DATA EXCERPT.
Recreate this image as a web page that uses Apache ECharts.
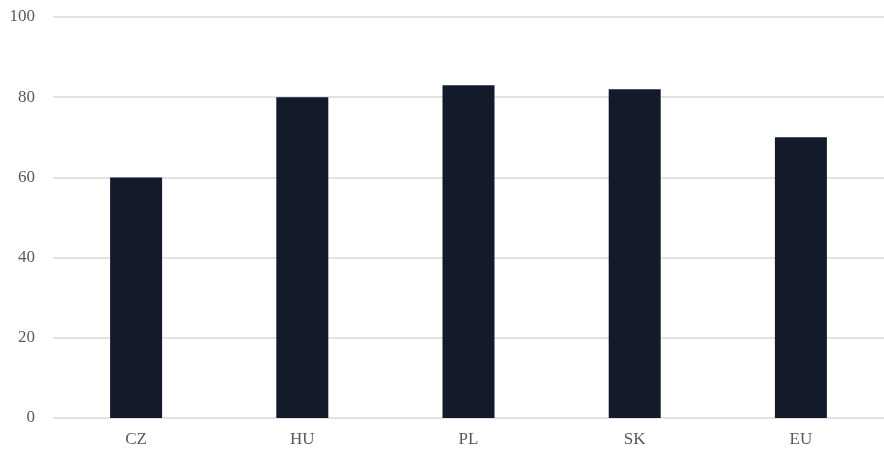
<!DOCTYPE html>
<html>
<head>
<meta charset="utf-8">
<script src="https://cdn.jsdelivr.net/npm/echarts@6/dist/echarts.min.js"></script>
<style>
  html, body { margin: 0; padding: 0; background: #fff; }
  #show { width: 884px; height: 453px; }
</style>
</head>
<body>
<div id="show"></div>
<script>
var countries = ['CZ', 'HU', 'PL', 'SK', 'EU'];
var values = [60, 80, 83, 82, 70];
var yTicks = [0, 20, 40, 60, 80, 100];

var myChart = echarts.init(document.getElementById('show'));
var option = {
    animation: false,
    grid: { left: 53, right: 0, top: 17, bottom: 35 },
    xAxis: {
        type: 'category',
        data: countries,
        axisLine: { show: false },
        axisTick: { show: false },
        axisLabel: { color: '#595959', fontFamily: 'Liberation Serif', fontSize: 17, margin: 13 }
    },
    yAxis: {
        type: 'value',
        min: yTicks[0],
        max: yTicks[yTicks.length - 1],
        interval: yTicks[1] - yTicks[0],
        axisLine: { show: false },
        axisTick: { show: false },
        splitLine: { lineStyle: { color: '#d9d9d9', width: 1.5 } },
        axisLabel: { color: '#595959', fontFamily: 'Liberation Serif', fontSize: 17, margin: 18 }
    },
    series: [
        {
            type: 'bar',
            data: values,
            barWidth: 52,
            itemStyle: { color: '#131a2a' }
        }
    ]
};
myChart.setOption(option);
</script>
</body>
</html>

TO DO.
Without the pictures, transcribe the listing above exactly.

TASK OUTPUT.
Recreate this image as a web page that uses Apache ECharts.
<!DOCTYPE html>
<html>
<head>
<meta charset="utf-8">
<script src="https://cdn.jsdelivr.net/npm/echarts@6/dist/echarts.min.js"></script>
<style>
  html, body { margin: 0; padding: 0; background: #fff; }
  #show { width: 884px; height: 453px; }
</style>
</head>
<body>
<div id="show"></div>
<script>
var countries = ['CZ', 'HU', 'PL', 'SK', 'EU'];
var values = [60, 80, 83, 82, 70];
var yTicks = [0, 20, 40, 60, 80, 100];

var myChart = echarts.init(document.getElementById('show'));
var option = {
    animation: false,
    grid: { left: 53, right: 0, top: 17, bottom: 35 },
    xAxis: {
        type: 'category',
        data: countries,
        axisLine: { show: false },
        axisTick: { show: false },
        axisLabel: { color: '#595959', fontFamily: 'Liberation Serif', fontSize: 17, margin: 13 }
    },
    yAxis: {
        type: 'value',
        min: yTicks[0],
        max: yTicks[yTicks.length - 1],
        interval: yTicks[1] - yTicks[0],
        axisLine: { show: false },
        axisTick: { show: false },
        splitLine: { lineStyle: { color: '#d9d9d9', width: 1.5 } },
        axisLabel: { color: '#595959', fontFamily: 'Liberation Serif', fontSize: 17, margin: 18 }
    },
    series: [
        {
            type: 'bar',
            data: values,
            barWidth: 52,
            itemStyle: { color: '#131a2a' }
        }
    ]
};
myChart.setOption(option);
</script>
</body>
</html>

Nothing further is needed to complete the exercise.